Trail 2: tuist-ops Postgres

tailscale_jit_requests plus tailscale_jit_elevations together describe the full lifecycle the bot drove. Both tables live in the tuist-ops CNPG cluster in mgmt, NOT in the main Tuist server's database.

sql
SELECT r.id          AS request_id,
       r.requester_email,
       r.target_group,
       r.intent,
       r.status      AS request_status,
       r.approver_email,
       r.approved_at,
       r.denied_at,
       r.failure_reason,
       e.id          AS elevation_id,
       e.status      AS elevation_status,
       e.expires_at,
       e.reverted_at,
       e.revert_failure_reason
FROM tailscale_jit_requests r
LEFT JOIN tailscale_jit_elevations e ON e.request_id = r.id
WHERE e.id = $ELEVATION_ID;

Trail 3: Pomerium access log (per-call kubectl audit)

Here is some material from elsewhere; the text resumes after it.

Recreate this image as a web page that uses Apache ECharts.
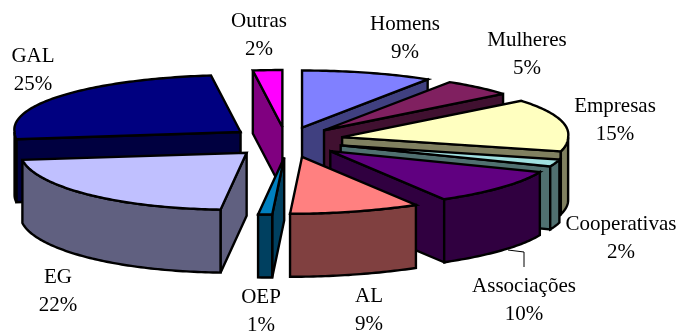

This is the per-action trail. Pomerium emits one structured log line per kubectl HTTP call it proxies, including the authenticated user's email, the verb + resource the call targeted, and the response code from the apiserver. Shipped to Grafana Cloud Loki via k8s-monitoring.

logql
{cluster=~"tuist-k8s-production|tuist-k8s-canary|tuist-k8s-staging",
 app_kubernetes_io_name="pomerium"}
  | json
  | user_email = "[email protected]"
  | timestamp >= "<elevation expires_at - ttl_seconds>"
  | timestamp <= "<elevation expires_at>"

Tighten with method, path, or response_status to find the specific calls a forensics request is about (e.g. method="DELETE" to list everything the user destroyed during the window).

If apiserver audit logging is enabled (see the follow-up in the PR description), join on the apiserver's per-resource audit events for full request/response bodies. Pomerium's log gives you "what URL and what response code"; apiserver audit gives you "what the request body looked like."

What stopped being a trail

The pre-pivot design had a fourth trail: the Tailscale ACL audit log (every ACL diff Tailscale recorded as the bot rewrote acls.json to add/remove break-glass members). That trail no longer exists — acls.json is a static document edited only through code review, and there are no runtime ACL mutations to record. If you're looking at a pre-pivot incident, the old trail is in the Tailscale admin console's Audit log; for any post-pivot incident, Pomerium's per-call log is the per-action trail.